Is there any problem with your current WiFi situation?

If it ain't broke, don't fix it.
 
For games, bandwidth doesn't matter and latency is everything.

In every generation of Wifi they always seem to promise reduced latency with some killer feature but it never works, and they only end up with more gaudy bandwidth numbers for the marketing people. With Wifi 5 it was MU-MIMO beamforming, and with Wifi 6 it was OFDMA (further testing here and here).

Well now with Wifi 7 they promise Multi-Link Operation (a feature that increases capacity by simultaneously using different frequency bands and channels, ie bonding 2.4 GHz, 5 GHz, and 6 GHz at the same time) could theoretically reduce latency by 99% because if one band is busy, well it just sends things over another. Do you believe them? After all OFDMA also promised some subcarrier would get through and beamforming that one path would. The problem is, the only way to tell a packet didn't get through is the checksum shows it got corrupted, so, as Bill mentioned, a request for it to be retransmitted has to be sent and that all takes time. These features could actually work if there was a way to tell what wouldn't work before sending.

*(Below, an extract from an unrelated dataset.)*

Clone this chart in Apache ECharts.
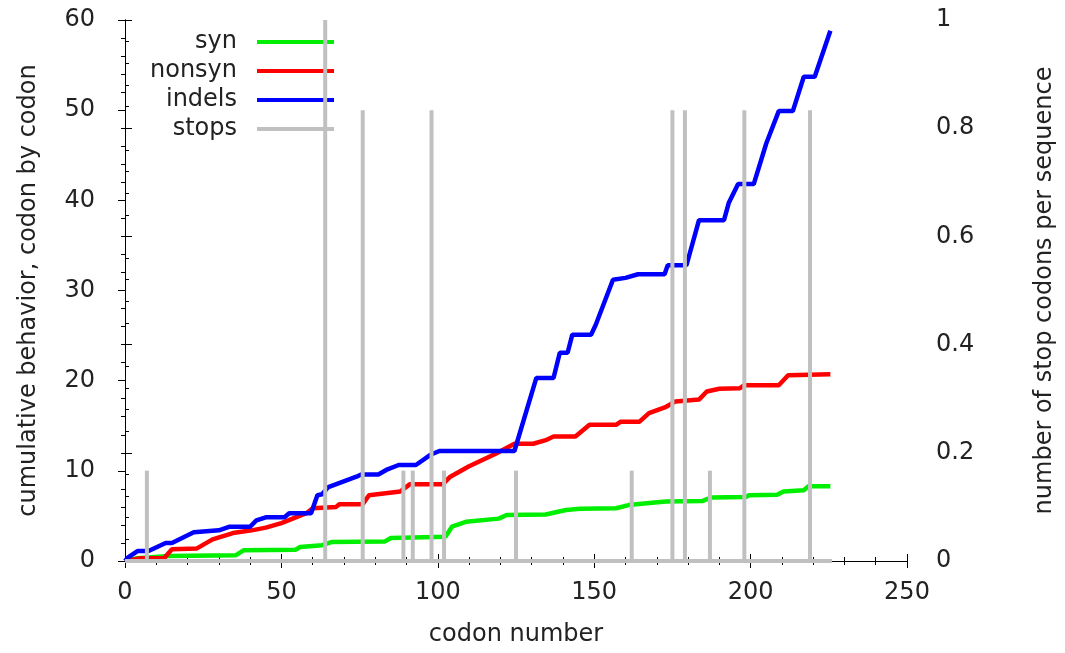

The only thing that seems to work remarkably well is the old Make-Wifi-Fast project that applied AQM to wifi to minimize buffering. It was so effective that it was included into the mainline Linux kernel and OpenWRT--but sadly requires open-enough drivers to allow tinkering with the network stack, so only works with the QCA ath9k (N), ath10k (AC), or MediaTek MT76 (AC) drivers it was developed on. So if you want really low-latency Wifi, you'll have to settle for Wifi 4 or Wifi 5.